→ **Written exercise**:
Return precisely the span of lines from the top of the material below to the line containing "130, 130, 197];", both included. Pictures are excluded.

→ **Data block**:
··········

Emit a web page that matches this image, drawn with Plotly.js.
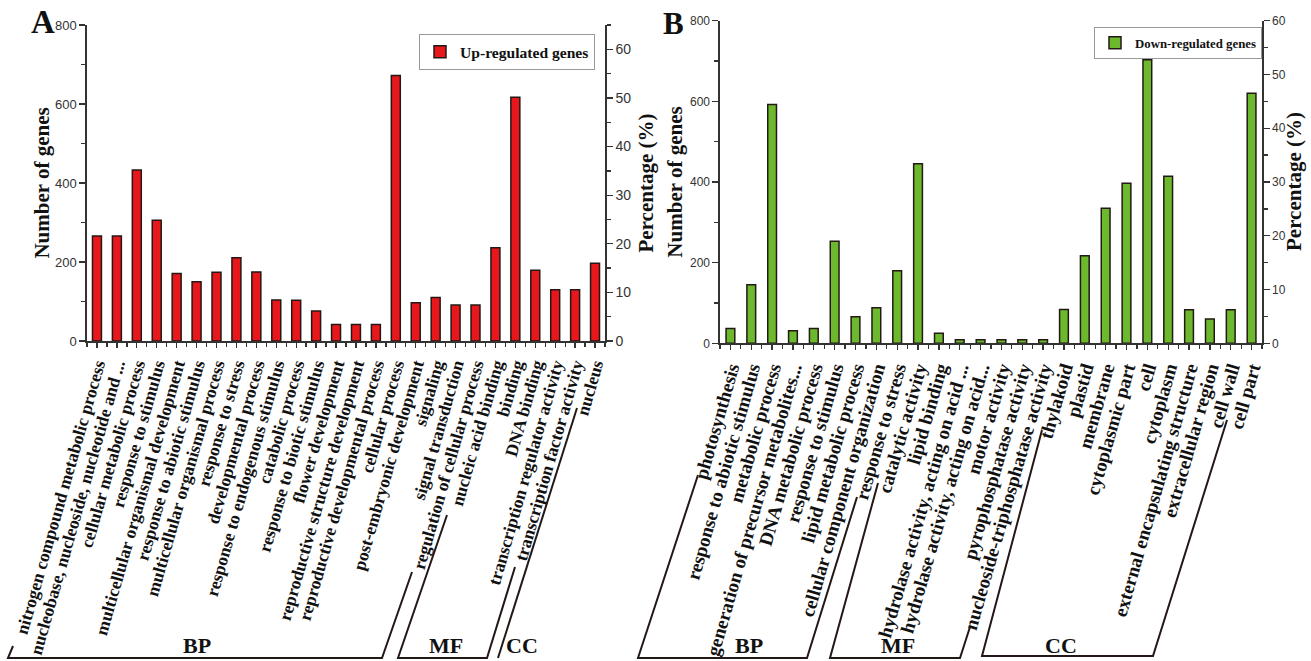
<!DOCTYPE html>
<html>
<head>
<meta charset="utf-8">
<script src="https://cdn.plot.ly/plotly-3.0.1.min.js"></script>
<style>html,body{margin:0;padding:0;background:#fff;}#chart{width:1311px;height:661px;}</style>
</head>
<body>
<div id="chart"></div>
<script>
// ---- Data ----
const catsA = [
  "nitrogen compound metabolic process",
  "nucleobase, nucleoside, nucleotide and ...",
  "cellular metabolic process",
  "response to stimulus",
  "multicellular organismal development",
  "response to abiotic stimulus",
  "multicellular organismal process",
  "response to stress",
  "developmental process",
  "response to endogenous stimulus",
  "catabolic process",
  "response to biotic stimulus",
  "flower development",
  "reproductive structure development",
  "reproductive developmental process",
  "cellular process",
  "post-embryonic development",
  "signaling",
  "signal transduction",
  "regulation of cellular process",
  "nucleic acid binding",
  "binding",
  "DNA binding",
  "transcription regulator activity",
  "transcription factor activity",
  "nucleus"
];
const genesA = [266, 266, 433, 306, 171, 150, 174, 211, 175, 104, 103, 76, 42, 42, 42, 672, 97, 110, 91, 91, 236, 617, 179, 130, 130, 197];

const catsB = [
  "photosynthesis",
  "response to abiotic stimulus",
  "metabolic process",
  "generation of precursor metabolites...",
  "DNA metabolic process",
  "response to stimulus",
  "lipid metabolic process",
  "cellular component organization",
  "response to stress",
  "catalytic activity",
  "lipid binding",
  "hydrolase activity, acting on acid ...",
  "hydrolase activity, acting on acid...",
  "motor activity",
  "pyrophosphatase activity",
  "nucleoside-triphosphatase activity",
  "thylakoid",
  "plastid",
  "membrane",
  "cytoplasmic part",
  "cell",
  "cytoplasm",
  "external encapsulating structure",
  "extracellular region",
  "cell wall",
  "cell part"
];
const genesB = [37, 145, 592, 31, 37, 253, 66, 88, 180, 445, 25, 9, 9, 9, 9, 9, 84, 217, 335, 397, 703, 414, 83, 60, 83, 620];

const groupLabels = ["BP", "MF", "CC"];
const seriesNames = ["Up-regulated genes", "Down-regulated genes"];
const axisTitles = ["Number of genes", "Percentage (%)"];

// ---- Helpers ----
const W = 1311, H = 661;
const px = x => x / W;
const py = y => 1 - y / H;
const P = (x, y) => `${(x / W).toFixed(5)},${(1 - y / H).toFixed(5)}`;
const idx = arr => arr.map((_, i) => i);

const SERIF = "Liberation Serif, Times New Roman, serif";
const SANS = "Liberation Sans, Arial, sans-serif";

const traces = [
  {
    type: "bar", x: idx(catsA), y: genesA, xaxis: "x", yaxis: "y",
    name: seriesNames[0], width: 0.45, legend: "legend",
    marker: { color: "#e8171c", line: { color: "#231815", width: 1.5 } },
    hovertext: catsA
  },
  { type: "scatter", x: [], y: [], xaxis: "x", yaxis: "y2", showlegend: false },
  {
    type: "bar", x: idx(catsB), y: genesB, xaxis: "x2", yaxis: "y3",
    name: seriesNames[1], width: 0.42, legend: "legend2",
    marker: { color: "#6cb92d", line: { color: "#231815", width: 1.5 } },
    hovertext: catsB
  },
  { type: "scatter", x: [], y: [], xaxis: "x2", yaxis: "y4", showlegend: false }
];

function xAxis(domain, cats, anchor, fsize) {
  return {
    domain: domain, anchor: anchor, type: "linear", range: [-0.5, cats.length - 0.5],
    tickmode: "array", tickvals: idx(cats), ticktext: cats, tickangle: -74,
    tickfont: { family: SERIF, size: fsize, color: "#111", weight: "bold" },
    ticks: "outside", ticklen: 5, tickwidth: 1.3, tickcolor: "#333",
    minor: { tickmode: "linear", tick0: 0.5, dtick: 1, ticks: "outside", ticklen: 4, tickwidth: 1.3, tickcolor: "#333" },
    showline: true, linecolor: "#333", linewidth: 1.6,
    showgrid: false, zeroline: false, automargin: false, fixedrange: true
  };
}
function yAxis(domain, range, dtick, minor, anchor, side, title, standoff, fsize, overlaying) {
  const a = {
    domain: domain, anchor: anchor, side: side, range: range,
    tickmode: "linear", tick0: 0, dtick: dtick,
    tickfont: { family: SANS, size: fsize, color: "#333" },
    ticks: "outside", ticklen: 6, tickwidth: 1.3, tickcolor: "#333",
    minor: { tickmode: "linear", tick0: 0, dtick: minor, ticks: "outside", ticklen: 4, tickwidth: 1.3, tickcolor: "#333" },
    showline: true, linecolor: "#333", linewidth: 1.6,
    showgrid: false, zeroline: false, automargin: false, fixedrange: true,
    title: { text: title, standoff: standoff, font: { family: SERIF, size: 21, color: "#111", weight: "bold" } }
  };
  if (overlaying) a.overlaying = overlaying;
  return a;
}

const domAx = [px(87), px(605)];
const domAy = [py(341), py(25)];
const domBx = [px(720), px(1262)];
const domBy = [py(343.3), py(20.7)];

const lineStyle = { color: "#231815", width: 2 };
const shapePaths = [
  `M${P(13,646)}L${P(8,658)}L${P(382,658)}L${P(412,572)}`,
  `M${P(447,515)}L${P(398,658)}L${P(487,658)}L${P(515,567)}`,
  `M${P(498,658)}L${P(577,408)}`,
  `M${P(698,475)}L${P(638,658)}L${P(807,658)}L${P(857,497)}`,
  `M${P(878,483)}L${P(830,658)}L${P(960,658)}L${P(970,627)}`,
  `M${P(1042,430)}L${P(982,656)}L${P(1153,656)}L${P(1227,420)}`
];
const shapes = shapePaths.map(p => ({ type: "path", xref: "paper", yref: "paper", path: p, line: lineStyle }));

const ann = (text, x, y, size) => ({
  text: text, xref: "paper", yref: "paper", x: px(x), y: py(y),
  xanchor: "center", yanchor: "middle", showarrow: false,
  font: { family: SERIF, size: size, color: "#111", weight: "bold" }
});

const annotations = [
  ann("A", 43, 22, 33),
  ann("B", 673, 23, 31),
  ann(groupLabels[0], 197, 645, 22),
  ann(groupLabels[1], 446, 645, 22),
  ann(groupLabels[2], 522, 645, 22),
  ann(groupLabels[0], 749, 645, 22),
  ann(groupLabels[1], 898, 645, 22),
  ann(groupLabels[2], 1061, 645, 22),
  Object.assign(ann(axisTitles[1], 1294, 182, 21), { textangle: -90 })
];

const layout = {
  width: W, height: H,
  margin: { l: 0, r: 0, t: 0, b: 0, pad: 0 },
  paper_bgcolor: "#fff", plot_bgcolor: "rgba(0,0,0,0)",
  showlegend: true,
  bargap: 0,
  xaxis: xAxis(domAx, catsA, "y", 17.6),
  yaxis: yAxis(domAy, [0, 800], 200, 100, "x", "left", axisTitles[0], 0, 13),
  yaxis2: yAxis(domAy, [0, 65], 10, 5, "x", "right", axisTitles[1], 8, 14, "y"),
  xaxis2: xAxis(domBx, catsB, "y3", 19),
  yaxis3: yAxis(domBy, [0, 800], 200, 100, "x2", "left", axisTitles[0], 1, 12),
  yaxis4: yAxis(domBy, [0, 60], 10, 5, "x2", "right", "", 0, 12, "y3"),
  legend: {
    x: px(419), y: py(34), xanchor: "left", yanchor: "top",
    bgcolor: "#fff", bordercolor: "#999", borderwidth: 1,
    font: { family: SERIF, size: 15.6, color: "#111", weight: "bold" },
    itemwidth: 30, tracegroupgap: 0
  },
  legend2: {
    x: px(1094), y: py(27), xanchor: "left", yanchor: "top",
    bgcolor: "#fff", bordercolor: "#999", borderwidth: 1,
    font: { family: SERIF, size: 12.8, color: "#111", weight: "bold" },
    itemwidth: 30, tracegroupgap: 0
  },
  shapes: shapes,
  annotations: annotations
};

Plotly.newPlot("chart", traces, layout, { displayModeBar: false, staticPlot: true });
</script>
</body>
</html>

··········

→ **Output for this exercise**:
Emit a web page that matches this image, drawn with Plotly.js.
<!DOCTYPE html>
<html>
<head>
<meta charset="utf-8">
<script src="https://cdn.plot.ly/plotly-3.0.1.min.js"></script>
<style>html,body{margin:0;padding:0;background:#fff;}#chart{width:1311px;height:661px;}</style>
</head>
<body>
<div id="chart"></div>
<script>
// ---- Data ----
const catsA = [
  "nitrogen compound metabolic process",
  "nucleobase, nucleoside, nucleotide and ...",
  "cellular metabolic process",
  "response to stimulus",
  "multicellular organismal development",
  "response to abiotic stimulus",
  "multicellular organismal process",
  "response to stress",
  "developmental process",
  "response to endogenous stimulus",
  "catabolic process",
  "response to biotic stimulus",
  "flower development",
  "reproductive structure development",
  "reproductive developmental process",
  "cellular process",
  "post-embryonic development",
  "signaling",
  "signal transduction",
  "regulation of cellular process",
  "nucleic acid binding",
  "binding",
  "DNA binding",
  "transcription regulator activity",
  "transcription factor activity",
  "nucleus"
];
const genesA = [266, 266, 433, 306, 171, 150, 174, 211, 175, 104, 103, 76, 42, 42, 42, 672, 97, 110, 91, 91, 236, 617, 179, 130, 130, 197];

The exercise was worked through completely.